Dans son livre Comme un chant d’oiseau, Anthony de Mello raconte cette histoire : « Le diable un jour partit en promenade avec un ami. Ils virent devant eux un homme se pencher et ramasser quelque chose sur la route.

- Qu’est-ce que cet homme a trouvé? demanda l’ami.

- Une parcelle de vérité, répondit le diable.

- Ça ne vous dérange pas? demanda encore l’ami.

- Oh non! repartit le diable : je vais lui permettre d’en faire une croyance…

Croire est noble. S’il ne se contente que d’une attente de récompenses ou d’un soulagement à notre malaise de vivre, notre croire perd alors de cette noblesse au détriment d’un égocentrisme inavoué ou d’une suffisance arrogante. Mais s’il est accompagné d’une transformation en profondeur de notre être, transformations issus d’expériences qui ont un sens, alors il reprend vie et ne se fossilise plus dans le dogmatisme et les certitudes défraîchies.

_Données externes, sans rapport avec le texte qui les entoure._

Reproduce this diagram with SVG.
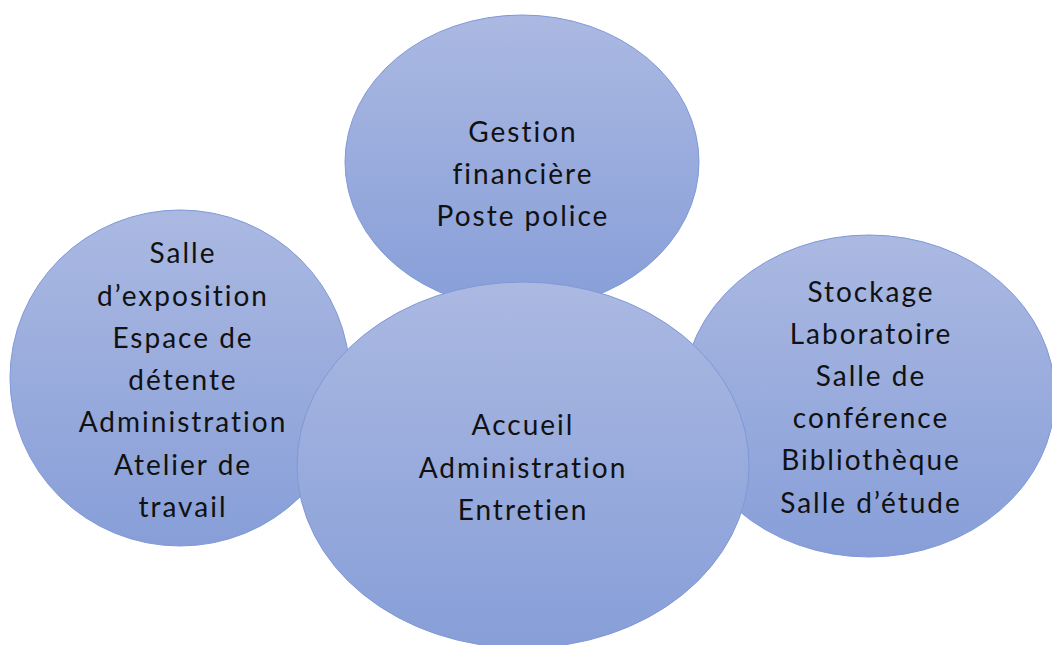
<svg xmlns="http://www.w3.org/2000/svg" width="1052" height="645" viewBox="0 0 1052 645">
<defs>
<linearGradient id="g" x1="0" y1="0" x2="0" y2="1">
<stop offset="0" stop-color="#abb9e2"/>
<stop offset="1" stop-color="#879ed8"/>
</linearGradient>
</defs>
<style>
.b{fill:url(#g);stroke:#7f98d8;stroke-width:1}
text{font-family:Lato,"Open Sans",sans-serif;font-size:28px;letter-spacing:2px;fill:#111;text-anchor:middle}
</style>
<rect width="1052" height="645" fill="#fff"/>
<g id="top">
<ellipse class="b" cx="522" cy="162" rx="177" ry="147"/>
<text x="523" y="142">Gestion</text>
<text x="523" y="184">financière</text>
<text x="523" y="226">Poste police</text>
</g>
<g id="left">
<ellipse class="b" cx="180" cy="378" rx="170" ry="168"/>
<text x="183" y="263">Salle</text>
<text x="183" y="306">d’exposition</text>
<text x="183" y="348">Espace de</text>
<text x="183" y="390">détente</text>
<text x="183" y="432">Administration</text>
<text x="183" y="475">Atelier de</text>
<text x="183" y="517">travail</text>
</g>
<g id="right">
<ellipse class="b" cx="869" cy="396" rx="186" ry="161"/>
<text x="871" y="302">Stockage</text>
<text x="871" y="344">Laboratoire</text>
<text x="871" y="386">Salle de</text>
<text x="871" y="428">conférence</text>
<text x="871" y="470">Bibliothèque</text>
<text x="871" y="513">Salle d’étude</text>
</g>
<g id="center">
<ellipse class="b" cx="523" cy="465" rx="226" ry="183"/>
<text x="523" y="435">Accueil</text>
<text x="523" y="478">Administration</text>
<text x="523" y="520">Entretien</text>
</g>
<g id="connectors"/>
</svg>
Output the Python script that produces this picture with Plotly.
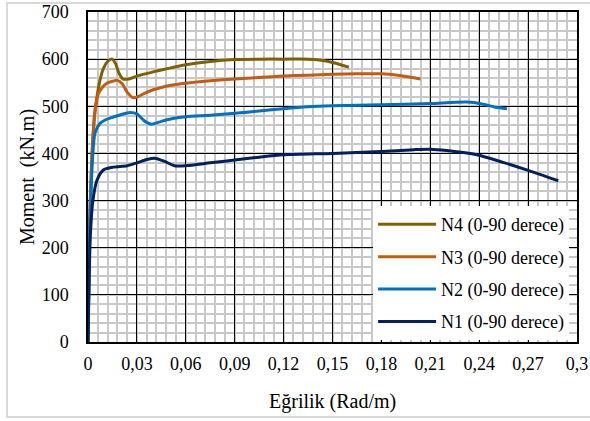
import plotly.graph_objects as go

# Curvature (Rad/m) and moment (kN.m) values
n4_x = [0, 0.001, 0.0025, 0.004, 0.0055, 0.0074, 0.0094, 0.012, 0.0147, 0.017, 0.019, 0.0215,
        0.025, 0.03, 0.04, 0.05, 0.06, 0.075, 0.09, 0.105, 0.12, 0.135, 0.142, 0.15, 0.16]
n4_y = [0, 250, 400, 480, 520, 556, 580, 595, 600, 590, 570, 558,
        558, 564, 573, 581, 588, 595, 599, 600, 600, 600, 598, 593, 583]

n3_x = [0, 0.001, 0.0025, 0.0043, 0.0063, 0.009, 0.0115, 0.015, 0.018, 0.021, 0.024, 0.0278,
        0.031, 0.035, 0.04, 0.045, 0.05, 0.06, 0.075, 0.09, 0.105, 0.12, 0.135, 0.15, 0.165,
        0.18, 0.19, 0.204]
n3_y = [0, 250, 400, 490, 526, 541, 549, 553, 555, 548, 530, 518,
        521, 528, 535, 540, 544, 549, 554, 558, 561, 564, 566, 568, 569,
        569, 566, 558]

n2_x = [0, 0.0008, 0.002, 0.003, 0.0043, 0.0074, 0.0105, 0.0135, 0.02, 0.0258, 0.03, 0.035,
        0.039, 0.045, 0.052, 0.06, 0.075, 0.09, 0.105, 0.12, 0.135, 0.15, 0.18, 0.21, 0.2325,
        0.2417, 0.25, 0.257]
n2_y = [0, 200, 330, 400, 443, 464, 471, 475, 482, 487, 484, 468,
        462, 468, 474, 478, 481, 485, 490, 495, 499, 501, 503, 506, 509,
        505, 498, 495]

n1_x = [0, 0.0008, 0.0015, 0.003, 0.0055, 0.0094, 0.0155, 0.024, 0.03, 0.036, 0.041, 0.047,
        0.053, 0.06, 0.075, 0.09, 0.105, 0.12, 0.15, 0.18, 0.2, 0.21, 0.22, 0.2385, 0.2546,
        0.27, 0.2885]
n1_y = [0, 150, 230, 300, 343, 365, 371, 374, 380, 387, 390, 383,
        374, 374, 380, 386, 392, 397, 400, 404, 408, 409, 406, 397, 381,
        364, 342]

series_names = ["N4 (0-90 derece)", "N3 (0-90 derece)", "N2 (0-90 derece)", "N1 (0-90 derece)"]
series_colors = ["#7F6000", "#C55A11", "#0070C0", "#002060"]
series_x = [n4_x, n3_x, n2_x, n1_x]
series_y = [n4_y, n3_y, n2_y, n1_y]

x_tickvals = [0, 0.03, 0.06, 0.09, 0.12, 0.15, 0.18, 0.21, 0.24, 0.27, 0.3]
x_ticktext = ["0", "0,03", "0,06", "0,09", "0,12", "0,15", "0,18", "0,21", "0,24", "0,27", "0,3"]
y_tickvals = [0, 100, 200, 300, 400, 500, 600, 700]
x_title = "Eğrilik (Rad/m)"
y_title = "Moment  (kN.m)"

FONT = "'Liberation Serif', 'Times New Roman', Times, serif"

fig = go.Figure()
for name, color, xs, ys in zip(series_names, series_colors, series_x, series_y):
    fig.add_trace(go.Scatter(
        x=xs, y=ys, mode="lines", name=name, legendgroup=name,
        line=dict(color=color, width=3, shape="spline", smoothing=0.7),
    ))

axis_common = dict(
    showline=True, linecolor="black", linewidth=1.5, mirror=True,
    showgrid=True, gridcolor="#000000", gridwidth=1.3,
    zeroline=False, ticks="", automargin=False,
    tickfont=dict(family=FONT, size=18, color="black"),
)

fig.update_xaxes(
    range=[0, 0.3], tickvals=x_tickvals, ticktext=x_ticktext, ticklabelstandoff=5,
    minor=dict(dtick=0.006, showgrid=True, gridcolor="#c8c8c8", gridwidth=2, tick0=0),
    **axis_common,
)
fig.update_yaxes(
    range=[0, 700], tickvals=y_tickvals, ticklabelstandoff=14,
    minor=dict(dtick=20, showgrid=True, gridcolor="#c8c8c8", gridwidth=2, tick0=0),
    **axis_common,
)

fig.update_layout(
    width=590, height=421,
    margin=dict(l=88, r=13, t=12, b=79),
    paper_bgcolor="white", plot_bgcolor="white",
    font=dict(family=FONT, color="black"),
    legend=dict(
        x=0.583, y=0.412, xanchor="left", yanchor="top",
        bgcolor="white", borderwidth=0, itemwidth=58,
        font=dict(family=FONT, size=18, color="black"),
        tracegroupgap=6,
    ),
    annotations=[
        dict(text=x_title, xref="paper", yref="paper", x=0.5, y=-0.179,
             xanchor="center", yanchor="middle", showarrow=False,
             font=dict(family=FONT, size=20, color="black")),
        dict(text=y_title, xref="paper", yref="paper", x=-0.1247, y=0.5,
             xanchor="center", yanchor="middle", showarrow=False, textangle=-90,
             font=dict(family=FONT, size=20, color="black")),
    ],
    shapes=[dict(
        type="rect", xref="paper", yref="paper",
        x0=-0.1656, x1=1.05, y0=-0.227, y1=1.027,
        line=dict(color="#d9d9d9", width=2), fillcolor="rgba(0,0,0,0)", layer="below",
    )],
)

fig.write_html("out.html", post_script="document.body.style.margin='0';",
               config={"displayModeBar": False})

Le croire s’articule dans un constant dialogue avec le doute et l’incertitude, il est méthode de recherche, il s’élabore dans l’humble tâche de compréhension de la vie avec le seul instrument disponible à l’homme, sa raison.

Il y a cependant un paradoxe : la raison seule n’est et ne sera jamais satisfaisante. Devant le mystère de l’existence ainsi que de notre présence consciente sur terre, la raison n’a pas de repère tangible, c’est-à-dire de mesures quantifiables et précises. Elle doit reconnaître que la science et ses vues matérialistes ne produisent qu’une réduction du mystère, jamais une explication définitive, malgré leurs prétentions.  

Il reste le croire dans le doute et la raison dans l’humble acceptation de ses limites.